More than half of Republicans feel betrayed by leaders of their own party.



Voters from both parties say the economy was weighing heavily on their minds as they headed to the polls.

More than 9 in 10 Republican primary voters and more than 8 in 10 Democratic primary voters are either very or somewhat worried about the economy.

Asked about some specific economic issues, two-thirds of Democratic primary voters say Wall Street mostly hurts the economy. They’re divided over whether trade with other countries mostly helps or hurts the American economy.



Among Democrats, voters consider Sanders more inspirational and honest, but they see Clinton as more realistic and electable.

About three-quarters of Democrats consider Clinton’s policies realistic, while 6 in 10 say the same of Sanders. More than 8 in 10 say Sanders is honest, while just over half say the same of Clinton.

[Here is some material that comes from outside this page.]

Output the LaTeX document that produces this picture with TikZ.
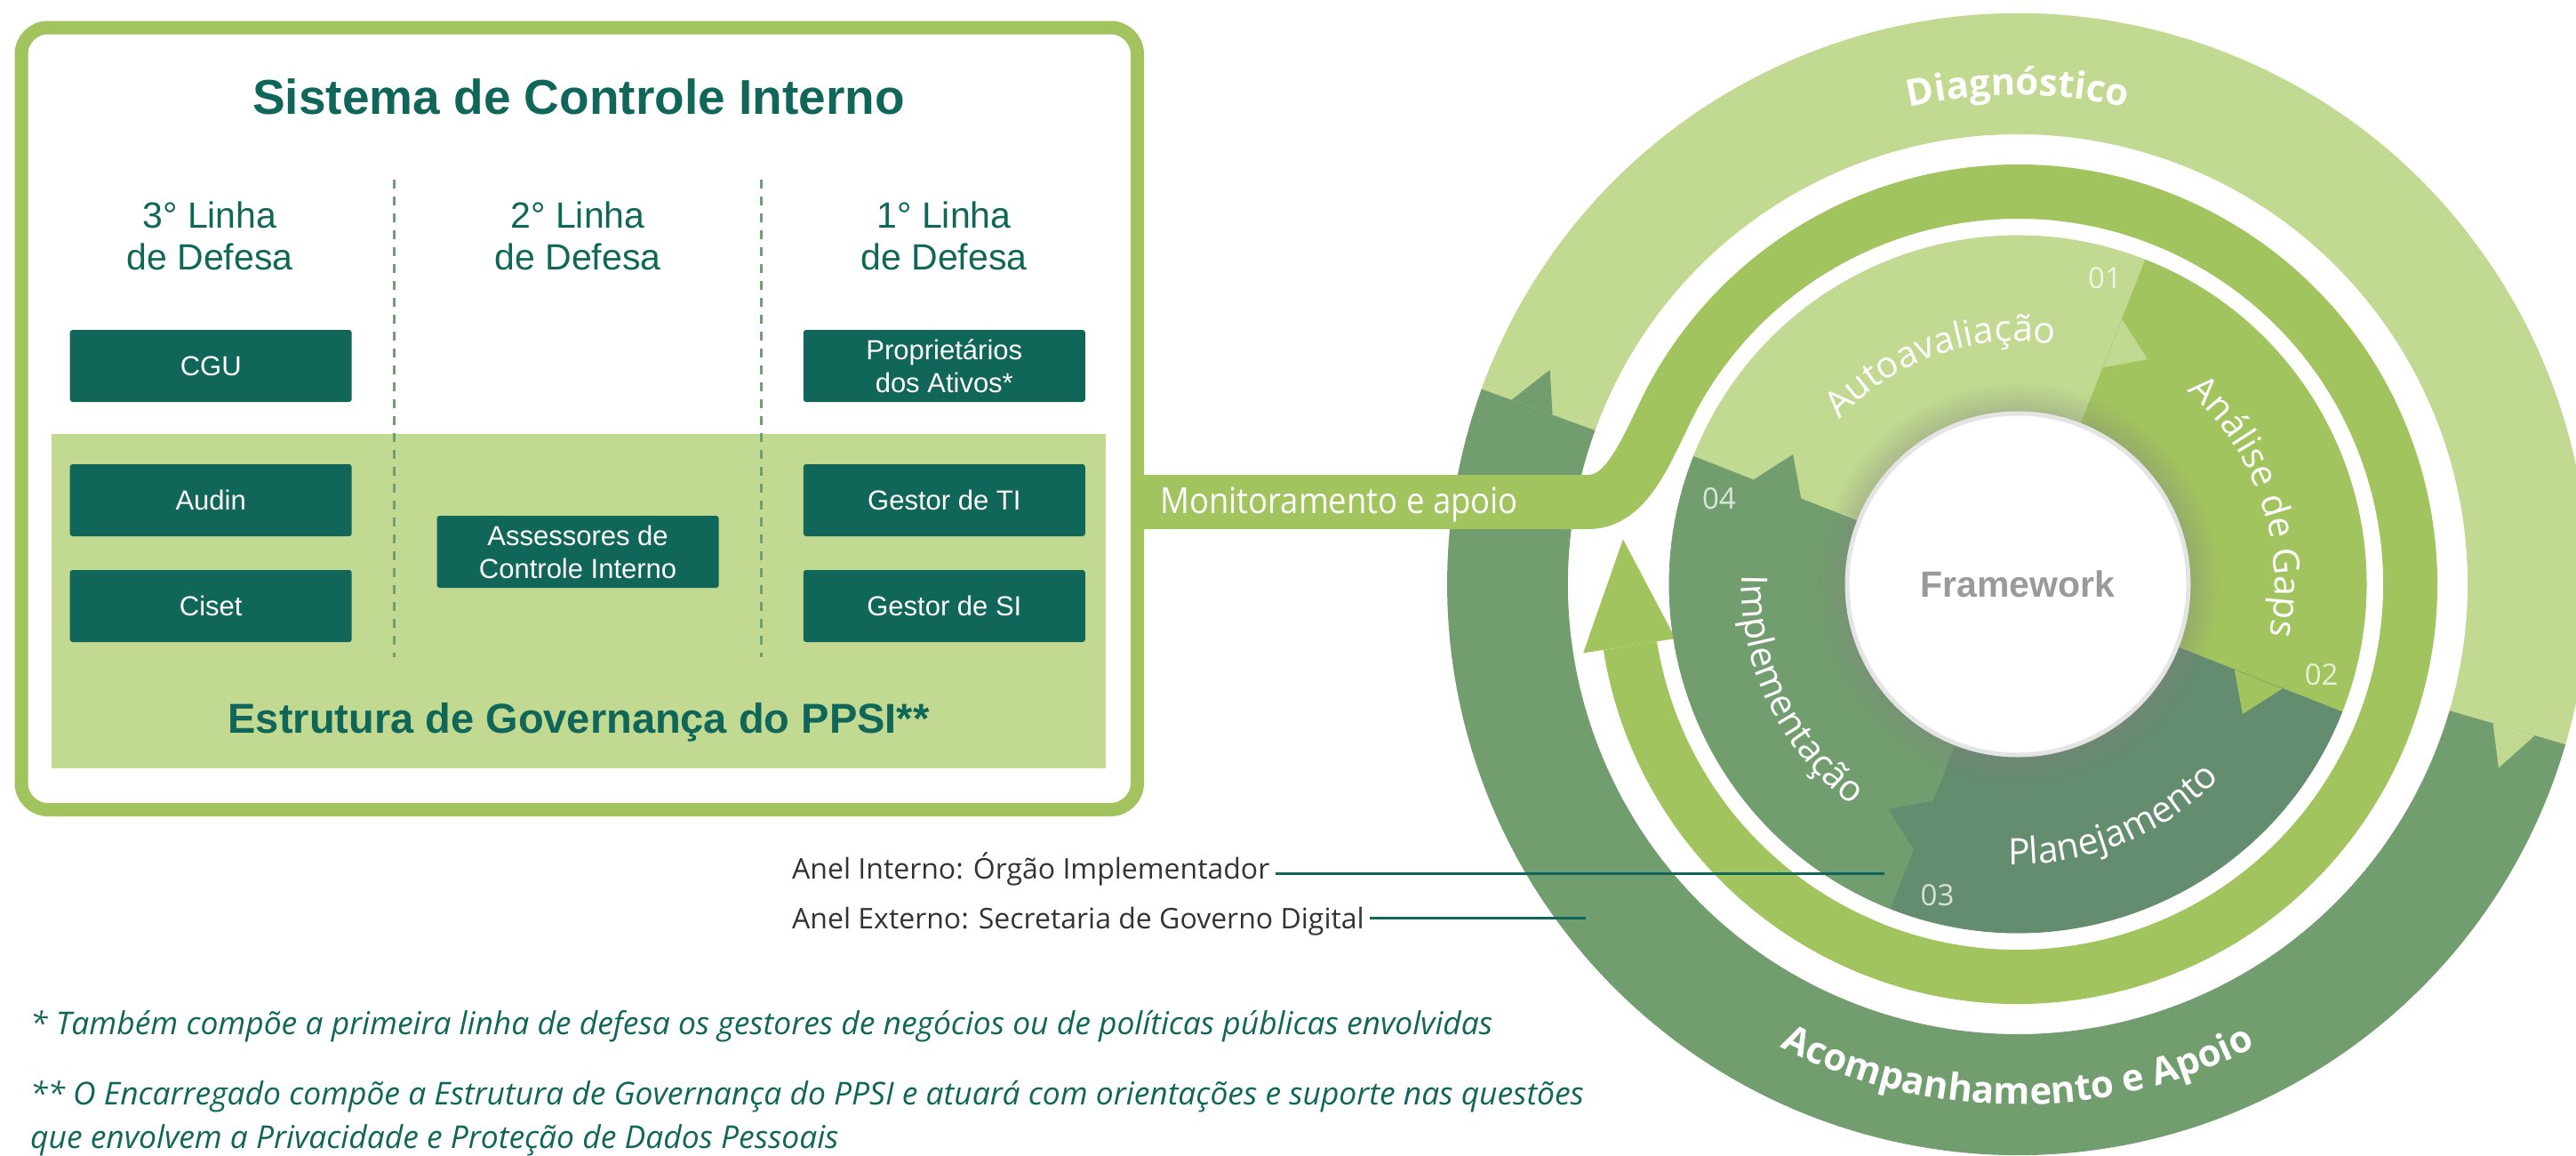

Compared to Clinton, voters say Sanders is more inspiring, but slightly more consider Clinton the better candidate to beat Trump if he is the Republican nominee in November.


The survey was conducted for The Associated Press and television networks by Edison Research as voters left their polling places at 35 randomly selected sites in Indiana.

Preliminary results include interviews with 790 Democratic primary voters and 1,335 Republican primary voters. The results among all those voting in each contest have a margin of sampling error of plus or minus 5 percentage points for the Democratic primary and plus or minus 4 percentage points for the Republican primary.